Cornerstone Guide

The Utah Homeownership Guide

Everything Utah buyers, homeowners, veterans, and seniors need to make a confident decision — in plain English, with real numbers.

Tres Miller
By Tres Miller · Mortgage Lender · NMLS #217768
Reviewed June 22, 2026 · 25+ years lending in Utah

1. Is now the right time to buy in Utah?

The honest answer: it depends less on the headlines and more on you. Rate cycles come and go; what matters is whether your income is stable, your credit can carry the loan you need, and your time horizon in the home is long enough to absorb transaction costs. As a rule of thumb in Utah, a 3–5 year break-even between renting and owning is realistic in most Wasatch Front markets. We'll show you how to model your own break-even further down.

2. How much home you can actually afford

Lenders use a debt-to-income ratio (DTI). Most Utah loan programs want total monthly debt under 43–50% of gross monthly income. A faster way: start with a comfortable monthly payment, work backward into purchase price using current rates, property taxes, and insurance. The mortgage calculator on this site does that math for you in seconds.

3. Utah loan programs explained

  • Conventional — 3–20% down, best for strong credit.
  • FHA — 3.5% down, credit from 580 (sometimes 500), flexible debt ratios.
  • VA — 0% down for eligible veterans, no PMI. See the VA Loan Resource Center.
  • USDA — 0% down in eligible rural Utah areas.
  • Jumbo — high-value homes in Park City, the east bench, and southern Utah luxury.
  • Reverse (HECM) — for homeowners 62+. See the Reverse Mortgage Resource Center.
  • Utah Housing Corporation — down-payment assistance for qualifying first-time buyers.

4. Credit, down payment, and assistance

You probably need less down payment than you think and less perfect credit than you fear. Most Utah first-time buyers close with 3–5% down (often partially gifted) and a credit score between 640 and 720. If your score isn't there yet, a focused 30–90 day plan — covered on the Credit Improvement page — often moves the needle 20–60 points.

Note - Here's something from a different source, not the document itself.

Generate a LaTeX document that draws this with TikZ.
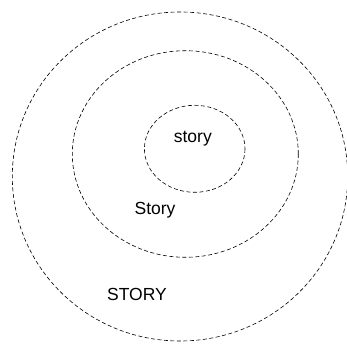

5. The Utah buying process, step by step

  1. Free consultation with Tres — get a real budget.
  2. Full pre-approval (verified, not just pre-qual).
  3. Home search with a Utah agent.
  4. Offer accepted → earnest money deposit.
  5. Inspection and appraisal.
  6. Final underwriting → "clear to close."
  7. Closing day — sign, fund, record. Keys.

6. County-by-county Utah insight

Every Utah county has its own price points, school dynamics, and inventory rhythms. The Utah Counties hub covers the seven biggest markets in depth; Phase 3 of this site adds 45 city- and county-level pages for finer-grained local insight.

7. Refinancing, HELOCs, and equity

Once you own, the next questions are usually: should I refinance, should I open a HELOC, or should I do a cash-out refi? The Finance a Home hub covers all three structures — and when each makes sense for a Utah homeowner.

8. Reverse mortgages for homeowners 62+

If you or a parent is 62 or older with significant Utah home equity, a reverse mortgage (HECM) can eliminate a monthly mortgage payment, fund retirement, or buy a different home through HECM for Purchase. The Reverse Mortgage Resource Center walks through the full picture — including the parts you won't hear in a TV ad.

9. Protecting the home you own

Homeownership doesn't end at closing. Refinancing at the right moment, leveraging equity wisely, planning for property taxes, and (eventually) thinking through generational transfer all matter. Tres works with Utah homeowners across all of these stages — long after the first loan funds.